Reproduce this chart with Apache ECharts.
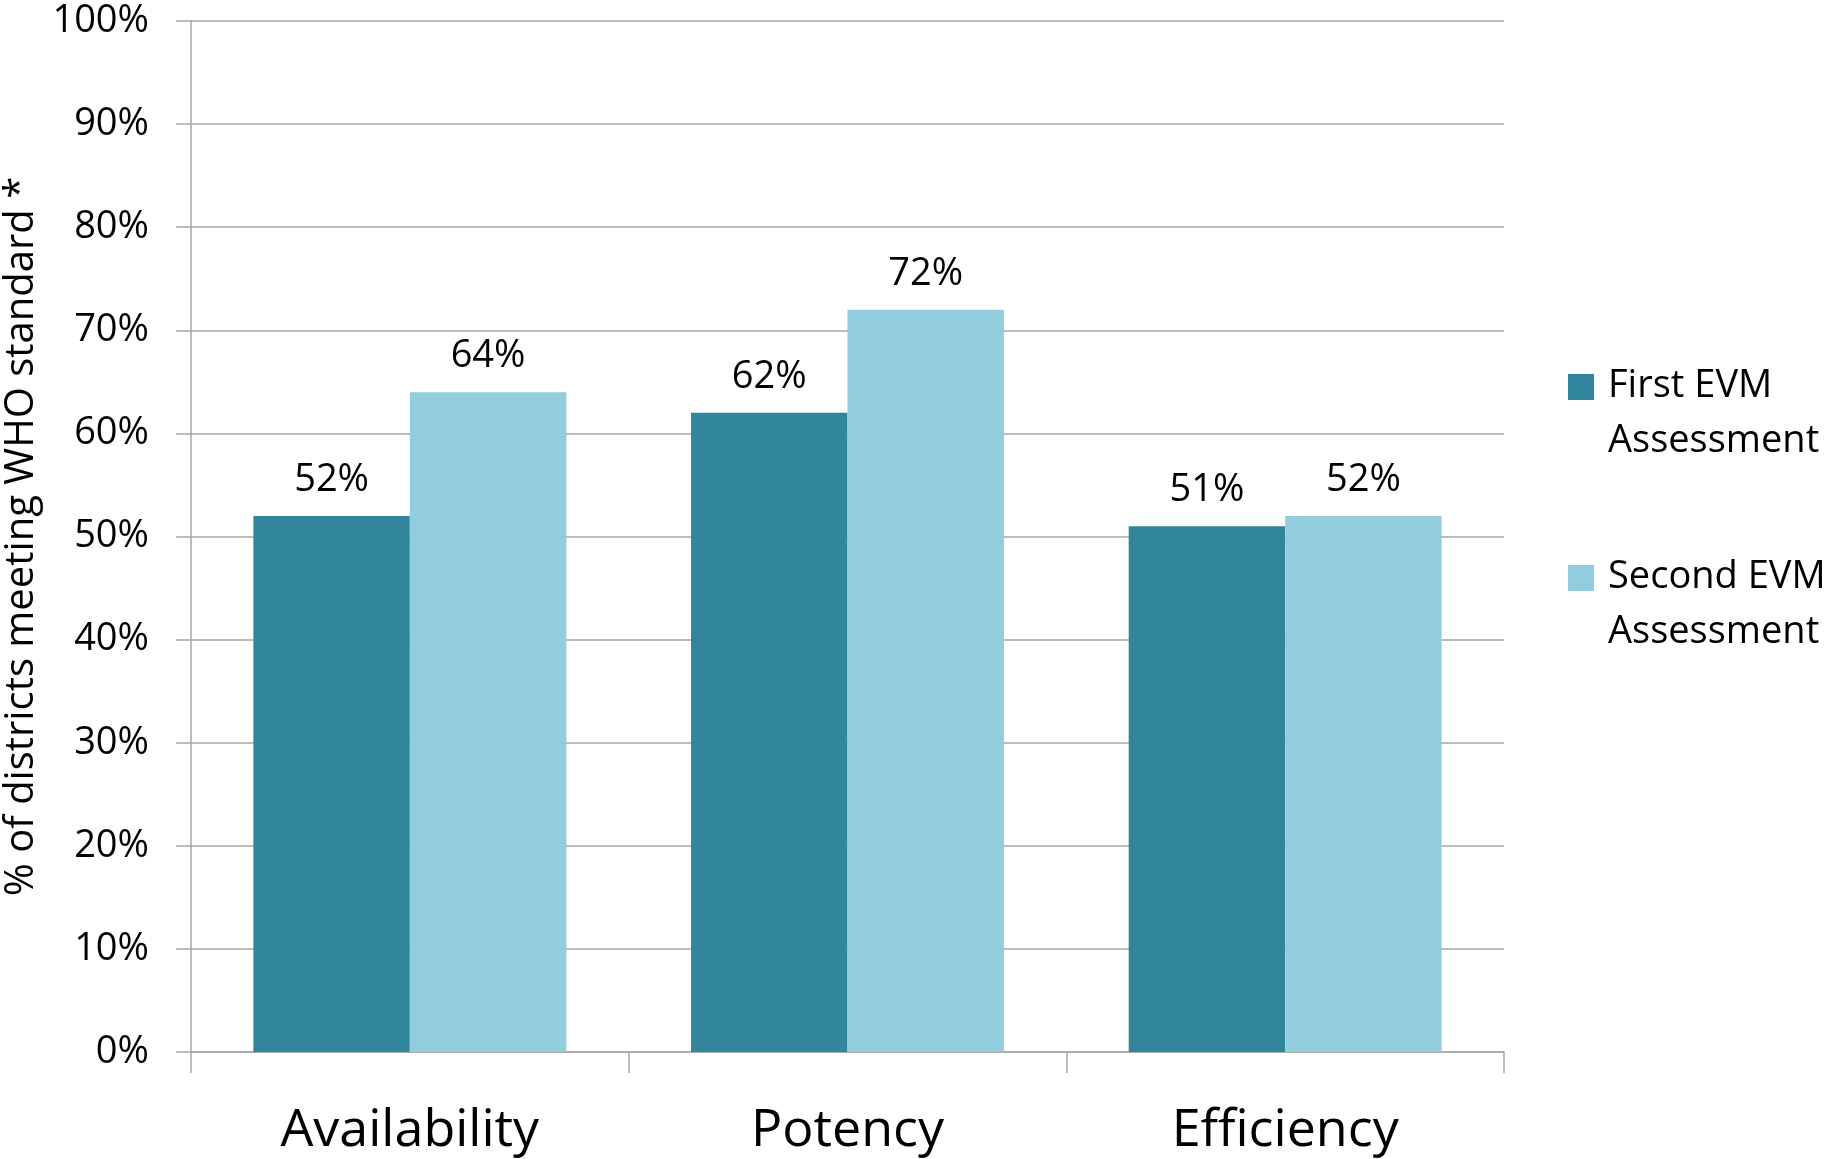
<!DOCTYPE html>
<html>
<head>
<meta charset="utf-8">
<script src="https://cdn.jsdelivr.net/npm/echarts@6/dist/echarts.min.js"></script>
<style>
html,body{margin:0;padding:0;background:#fff;}
#chart{width:1829px;height:1159px;}
</style>
</head>
<body>
<div id="chart"></div>
<script>
const categories = ['Availability', 'Potency', 'Efficiency'];
const firstEVM = [52, 62, 51];
const secondEVM = [64, 72, 52];
const seriesNames = ['First EVM Assessment', 'Second EVM Assessment'];
const yTickMax = 100;
const yTickStep = 10;

const FONT = 'Open Sans';
const chart = echarts.init(document.getElementById('chart'), null, {renderer: 'canvas'});
const legendIcon = 'path://M0,0H26V26H0Z M35,80L35,80';
const option = {
  backgroundColor: '#ffffff',
  animation: false,
  grid: {left: 191, right: 325, top: 21, bottom: 107, containLabel: false, outerBoundsMode: 'none'},
  legend: {
    orient: 'vertical',
    left: 1563,
    top: 354,
    itemWidth: 35,
    itemHeight: 80,
    itemGap: 81,
    icon: legendIcon,
    selectedMode: false,
    formatter: function (name) { return name.replace(' Assessment', '\nAssessment'); },
    textStyle: {fontFamily: FONT, fontSize: 38, lineHeight: 55, color: '#000'}
  },
  xAxis: {
    type: 'category',
    data: categories,
    axisLine: {show: true, lineStyle: {color: '#a6a6a6', width: 1.5}},
    axisTick: {show: true, length: 21, lineStyle: {color: '#a6a6a6', width: 1.5}},
    axisLabel: {fontFamily: FONT, fontSize: 52, color: '#000', margin: 51, lineHeight: 56}
  },
  yAxis: {
    type: 'value',
    min: 0,
    max: yTickMax,
    interval: yTickStep,
    name: '% of districts meeting WHO standard *',
    nameLocation: 'middle',
    nameRotate: 90,
    nameGap: 148,
    nameTextStyle: {fontFamily: FONT, fontSize: 40, color: '#000'},
    axisLine: {show: true, lineStyle: {color: '#a6a6a6', width: 1.5}},
    axisTick: {show: true, length: 15, lineStyle: {color: '#a6a6a6', width: 1.5}},
    splitLine: {show: true, lineStyle: {color: '#a6a6a6', width: 1.5}},
    axisLabel: {fontFamily: FONT, fontSize: 38, color: '#000', margin: 42, formatter: '{value}%'}
  },
  series: [
    {
      name: seriesNames[0],
      type: 'bar',
      data: firstEVM,
      barGap: '0%',
      barCategoryGap: '28.5%',
      itemStyle: {color: '#31859c'},
      label: {show: true, position: 'top', distance: 17, formatter: '{c}%', fontFamily: FONT, fontSize: 38, color: '#000'}
    },
    {
      name: seriesNames[1],
      type: 'bar',
      data: secondEVM,
      barGap: '0%',
      barCategoryGap: '28.5%',
      itemStyle: {color: '#93cddd'},
      label: {show: true, position: 'top', distance: 17, formatter: '{c}%', fontFamily: FONT, fontSize: 38, color: '#000'}
    }
  ]
};
chart.setOption(option);
</script>
</body>
</html>
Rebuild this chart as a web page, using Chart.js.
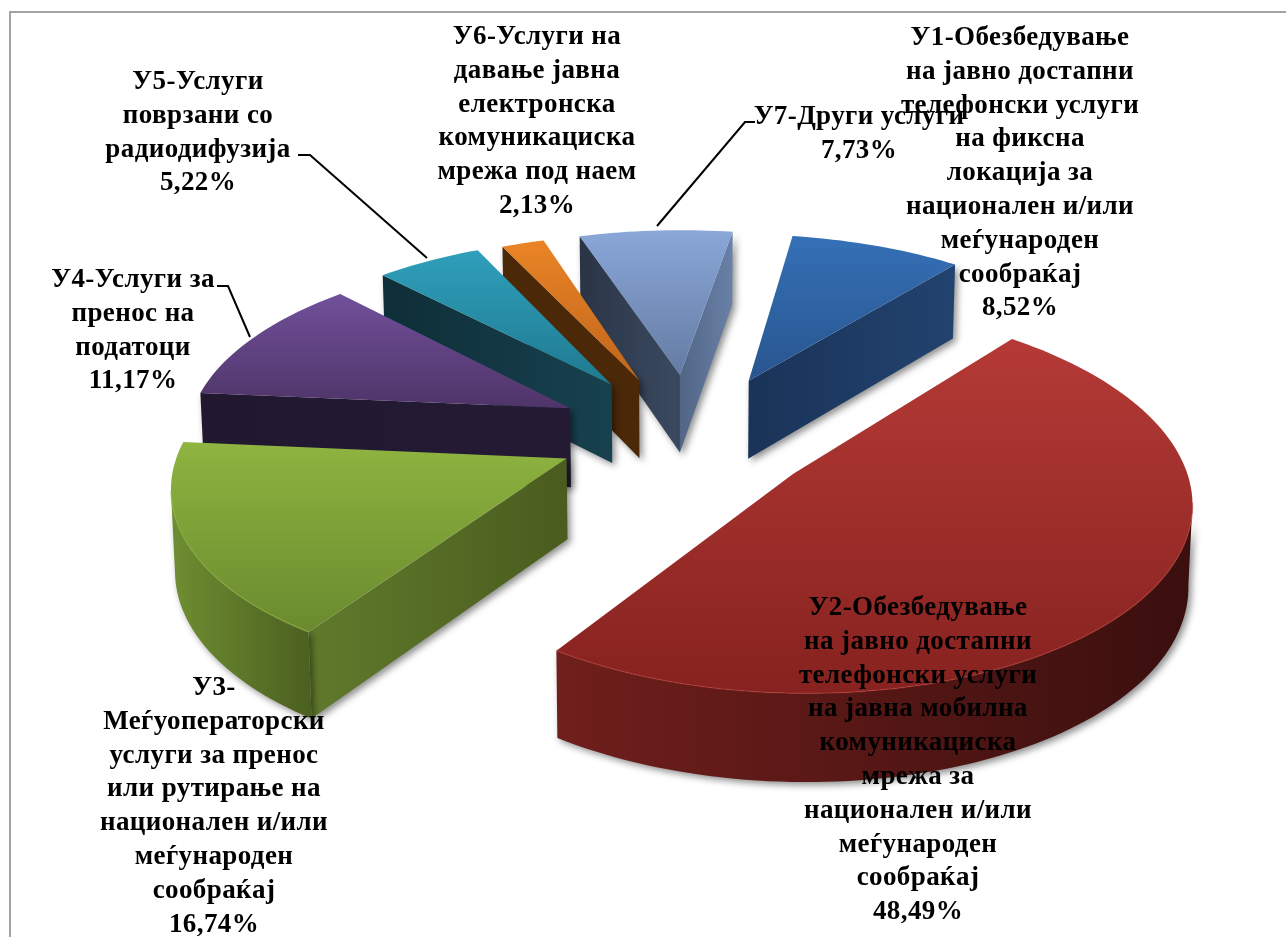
^^^^^^^^
## REQUIREMENTS
Reproduce the entries exactly. Do not carry over any picture.

## TASK OUTPUT
Reproduce this chart with Apache ECharts.
<!DOCTYPE html>
<html>
<head>
<meta charset="utf-8">
<script src="https://cdn.jsdelivr.net/npm/echarts@6/dist/echarts.min.js"></script>
<style>
html,body{margin:0;padding:0;background:#fff;}
#chart{width:1829px;height:1159px;}
</style>
</head>
<body>
<div id="chart"></div>
<script>
const categories = ['Availability', 'Potency', 'Efficiency'];
const firstEVM = [52, 62, 51];
const secondEVM = [64, 72, 52];
const seriesNames = ['First EVM Assessment', 'Second EVM Assessment'];
const yTickMax = 100;
const yTickStep = 10;

const FONT = 'Open Sans';
const chart = echarts.init(document.getElementById('chart'), null, {renderer: 'canvas'});
const legendIcon = 'path://M0,0H26V26H0Z M35,80L35,80';
const option = {
  backgroundColor: '#ffffff',
  animation: false,
  grid: {left: 191, right: 325, top: 21, bottom: 107, containLabel: false, outerBoundsMode: 'none'},
  legend: {
    orient: 'vertical',
    left: 1563,
    top: 354,
    itemWidth: 35,
    itemHeight: 80,
    itemGap: 81,
    icon: legendIcon,
    selectedMode: false,
    formatter: function (name) { return name.replace(' Assessment', '\nAssessment'); },
    textStyle: {fontFamily: FONT, fontSize: 38, lineHeight: 55, color: '#000'}
  },
  xAxis: {
    type: 'category',
    data: categories,
    axisLine: {show: true, lineStyle: {color: '#a6a6a6', width: 1.5}},
    axisTick: {show: true, length: 21, lineStyle: {color: '#a6a6a6', width: 1.5}},
    axisLabel: {fontFamily: FONT, fontSize: 52, color: '#000', margin: 51, lineHeight: 56}
  },
  yAxis: {
    type: 'value',
    min: 0,
    max: yTickMax,
    interval: yTickStep,
    name: '% of districts meeting WHO standard *',
    nameLocation: 'middle',
    nameRotate: 90,
    nameGap: 148,
    nameTextStyle: {fontFamily: FONT, fontSize: 40, color: '#000'},
    axisLine: {show: true, lineStyle: {color: '#a6a6a6', width: 1.5}},
    axisTick: {show: true, length: 15, lineStyle: {color: '#a6a6a6', width: 1.5}},
    splitLine: {show: true, lineStyle: {color: '#a6a6a6', width: 1.5}},
    axisLabel: {fontFamily: FONT, fontSize: 38, color: '#000', margin: 42, formatter: '{value}%'}
  },
  series: [
    {
      name: seriesNames[0],
      type: 'bar',
      data: firstEVM,
      barGap: '0%',
      barCategoryGap: '28.5%',
      itemStyle: {color: '#31859c'},
      label: {show: true, position: 'top', distance: 17, formatter: '{c}%', fontFamily: FONT, fontSize: 38, color: '#000'}
    },
    {
      name: seriesNames[1],
      type: 'bar',
      data: secondEVM,
      barGap: '0%',
      barCategoryGap: '28.5%',
      itemStyle: {color: '#93cddd'},
      label: {show: true, position: 'top', distance: 17, formatter: '{c}%', fontFamily: FONT, fontSize: 38, color: '#000'}
    }
  ]
};
chart.setOption(option);
</script>
</body>
</html>
Rebuild this chart as a web page, using Chart.js.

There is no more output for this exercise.